You are so brave, you've acknowledged past wrongs, not blamed others and seem very mature. I recall that I was at 16.
At 16 you are all adults and have some rights. You would have to check this out though with some appropriate charity / helpline. Might be tricky just now.
You must have their postal addresses , do you have a couple of stamps ? I would write short letters to each of them .
Hope you hear something soon.
Please keep me informed x
Edit:
ps
About 'rights ' - finding out our rights and enforcing them is one way. But if some healthy communication could happen between you & your friends parents I think that would be best.
After all they are your friends.

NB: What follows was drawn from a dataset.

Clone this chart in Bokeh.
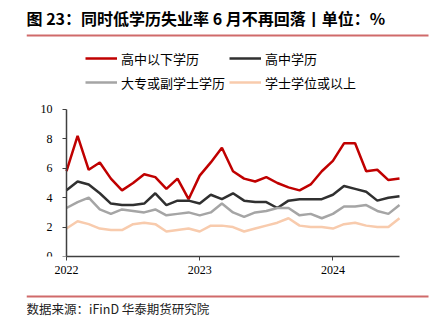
from bokeh.plotting import figure
from bokeh.models import (Range1d, Legend, LegendItem, FixedTicker, Label, BoxAnnotation,
                          AllLabels)
from bokeh.layouts import column
from bokeh.embed import file_html
from bokeh.resources import INLINE

title_text = "图 23：同时低学历失业率 6 月不再回落丨单位：%"
source_text = "数据来源：iFinD     华泰期货研究院"

months = [
    "2022-01", "2022-02", "2022-03", "2022-04", "2022-05", "2022-06",
    "2022-07", "2022-08", "2022-09", "2022-10", "2022-11", "2022-12",
    "2023-01", "2023-02", "2023-03", "2023-04", "2023-05", "2023-06",
    "2023-07", "2023-08", "2023-09", "2023-10", "2023-11", "2023-12",
    "2024-01", "2024-02", "2024-03", "2024-04", "2024-05", "2024-06",
    "2024-07",
]
year_labels = ["2022", "2023", "2024"]
y_ticks = [0, 2, 4, 6, 8, 10]

below_high_school = [5.8, 8.2, 5.9, 6.4, 5.3, 4.5, 5.0, 5.6, 5.4, 4.6, 5.3, 3.9,
                     5.5, 6.4, 7.4, 5.8, 5.3, 5.1, 5.4, 5.0, 4.7, 4.5, 4.9, 5.8,
                     6.5, 7.7, 7.7, 5.8, 5.9, 5.2, 5.3]
high_school = [4.5, 5.1, 4.9, 4.3, 3.6, 3.5, 3.5, 3.6, 4.3, 3.5, 3.8, 3.8,
               3.6, 4.2, 3.9, 4.3, 3.8, 3.7, 3.7, 3.3, 3.8, 3.9, 3.9, 3.9,
               4.2, 4.8, 4.6, 4.4, 3.8, 4.0, 4.1]
college = [3.3, 3.7, 4.0, 3.2, 2.9, 3.2, 3.1, 3.0, 3.2, 2.8, 2.9, 3.0,
           2.8, 3.0, 3.6, 3.0, 2.7, 3.0, 3.1, 3.3, 3.3, 2.8, 2.9, 2.6,
           2.9, 3.4, 3.4, 3.5, 3.1, 2.9, 3.5]
bachelor = [1.9, 2.4, 2.2, 1.9, 1.8, 1.8, 2.2, 2.3, 2.2, 1.7, 1.8, 1.9,
            1.7, 2.1, 2.1, 2.0, 1.7, 1.9, 2.1, 2.3, 2.6, 2.1, 2.0, 2.0,
            1.9, 2.2, 2.3, 2.1, 2.0, 2.0, 2.6]

series_names = ["高中以下学历", "高中学历", "大专或副学士学历", "学士学位或以上"]
series_values = [below_high_school, high_school, college, bachelor]
series_colors = ["#C00000", "#303030", "#A5A5A5", "#F8CBAD"]

CJK = "Noto Sans CJK SC"
SERIF = "Liberation Serif"
RULE = "#D06A6A"

W = 444
MAIN_H = 290           # main canvas: 0..290
FOOT_H = 328 - MAIN_H  # footer canvas: 290..328

# where the chart's axes sit on the canvas
AX_LEFT, AX_RIGHT, AX_TOP, AX_BOTTOM = 66, 399, 109, 256
BL = 26                      # left border (room for the y axis panel)
BB = MAIN_H - AX_BOTTOM      # bottom border: frame bottom sits on the x axis
FRAME_H = AX_BOTTOM

n = len(months) - 1
ppx = (AX_RIGHT - AX_LEFT) / n
ppy = (AX_BOTTOM - AX_TOP) / 10.0
x_range = Range1d(-(AX_LEFT - BL) / ppx, n + (W - AX_RIGHT) / ppx)
y_range = Range1d(-0.0001, 10 + AX_TOP / ppy)

x = list(range(len(months)))
p = figure(width=W, height=MAIN_H, x_range=x_range, y_range=y_range,
           toolbar_location=None, output_backend="svg",
           min_border_left=BL, min_border_right=0, min_border_top=0, min_border_bottom=BB,
           outline_line_color=None)
p.grid.visible = False

items = []
for name, vals, col in zip(series_names, series_values, series_colors):
    r = p.line(x, vals, line_color=col, line_width=2.5)
    items.append(LegendItem(label=name, renderers=[r]))

legend = Legend(items=items, location=(85 - BL, FRAME_H - 92), orientation="horizontal", ncols=2,
                label_text_font=CJK, label_text_font_size="13px", label_text_color="#000000",
                glyph_width=32, glyph_height=20, label_height=20, label_standoff=4,
                spacing=4, padding=0, margin=0, border_line_color=None,
                background_fill_alpha=0)
p.add_layout(legend, "center")

tick_pos = [months.index(y + "-01") for y in year_labels]
p.xaxis.ticker = FixedTicker(ticks=tick_pos)
p.xaxis.major_label_overrides = {t: lab for t, lab in zip(tick_pos, year_labels)}
p.xaxis.bounds = (0, n)
p.yaxis.ticker = FixedTicker(ticks=y_ticks)
p.yaxis.fixed_location = 0
p.yaxis.bounds = (y_ticks[0], y_ticks[-1] + 0.01)
for ax in (p.xaxis, p.yaxis):
    ax.axis_line_color = "#404040"
    ax.axis_line_width = 1.5
    ax.major_tick_line_color = "#404040"
    ax.major_tick_in = 0
    ax.major_tick_out = 4
    ax.minor_tick_line_color = None
    ax.major_label_text_font = SERIF
    ax.major_label_text_font_size = "12px"
    ax.major_label_text_color = "#000000"
    ax.major_label_policy = AllLabels()
p.xaxis.major_label_standoff = 5
p.yaxis.major_label_standoff = 10

# title and rule (screen units: from the frame's bottom-left corner)
p.add_layout(Label(x=26 - BL, y=FRAME_H - 17, x_units="screen", y_units="screen",
                   text=title_text, text_baseline="middle", text_font=CJK,
                   text_font_style="bold", text_font_size="16px", text_color="#000000"))
p.add_layout(BoxAnnotation(left=0, right=428 - BL, bottom=FRAME_H - 36, top=FRAME_H - 34,
                           left_units="screen", right_units="screen",
                           bottom_units="screen", top_units="screen",
                           fill_color=RULE, fill_alpha=1, line_color=None))

# footer
foot = figure(width=W, height=FOOT_H, x_range=Range1d(0, 1), y_range=Range1d(0, 1),
              x_axis_type=None, y_axis_type=None, toolbar_location=None,
              output_backend="svg", min_border_left=BL, min_border_right=0,
              min_border_top=0, min_border_bottom=0, outline_line_color=None)
foot.add_layout(BoxAnnotation(left=0, right=428 - BL, bottom=328 - 297, top=328 - 295,
                              left_units="screen", right_units="screen",
                              bottom_units="screen", top_units="screen",
                              fill_color=RULE, fill_alpha=1, line_color=None))
foot.add_layout(Label(x=26 - BL, y=328 - 308, x_units="screen", y_units="screen",
                      text=source_text, text_baseline="middle", text_font=CJK,
                      text_font_size="12.5px", text_color="#222222"))

layout = column(p, foot, spacing=0)
open("out.html", "w").write(file_html(layout, INLINE))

You probably want to all be friends for life so I don't think you would want their parents to be enemies. Keeping things amicable would be best - something you seem to have achieved so far.
Is there anyway your parents could help? Could either of them contact your friends' parents.
Are you in touch with school teachers, having any remote classes via Skype for example ? Is there a School Counsellor you can contact? There must be someone who can make enquiries and get back to you.
I don't have their addresses, sadly. My mom was just beginning to trust is enough to hang out when the whole quarentine/social distancing thing happened. I can't tell my parents that they aren't in a good place mentally. They would have me and the friendship right then and there. I've thought about asking a specific school teacher that I trust if they've heard from them and I just might do that if I don't here from them today.
Thank you so much for the advice. You've been very helpful!